Brian Toomey speaks ahead of his return to racing

“The race on Sunday has been my focus for the past two years,” Toomey said this week. “I could have taken the career-ending insurance available to me but all I wanted to do was be a jockey. It’s my passion, it’s an addiction and it’s been my dream since I was a boy to be a jockey. It’s a job and a life I love.

“I can’t begin to list the people I want to thankbut I want to go out on Sunday and put in a good performance for them and of course my family.” 

Toomey’s recovery to ride again has been extraordinary, but he neither expected nor received any special treatment from the British Horseracing Authority when he reapplied for his licence.

“For the purposes of Brian’s application we treated him in the same manner that we would any other rider,” Jerry Hill, the BHA’s chief medical advisor, says. “In terms of that the bar was set at the same level we expect of all professional jockeys. No allowances were made for his injuries and the length of his absence from the sport, which makes all the more remarkable the scale of his recovery.
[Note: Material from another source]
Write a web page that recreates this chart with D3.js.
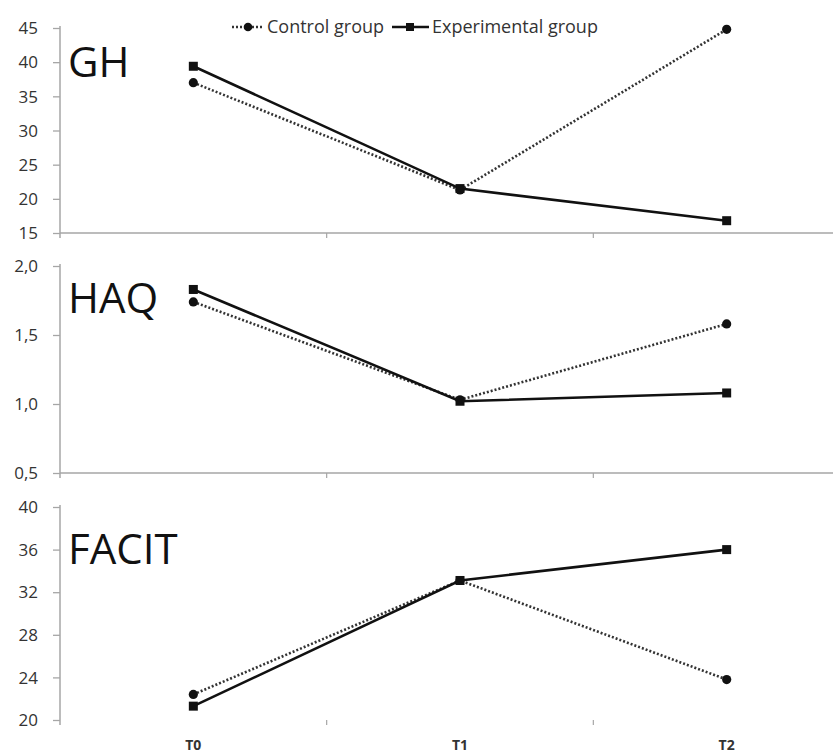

 “The fact that Brian is still alive is a testament to the first class medical care which exists on British racecourses. It is very likely that the team of doctors at Perth, with their rapid and decisive response, saved Brian’s life. To now be returning to ride again in Britain two years on, and having met all of the demanding criteria required of him to do so, is a quite remarkable story and an illustration of his determination and bravery.” **cut to here**

Kings Grey is a useful chaser but is qualified to run in Sunday’s contest because he has yet to win over hurdles. He will set off as the hot odds-on favourite, but whatever the outcome, Toomey himself will have defied extraordinary odds as soon as horse and rider set off towards the first flight.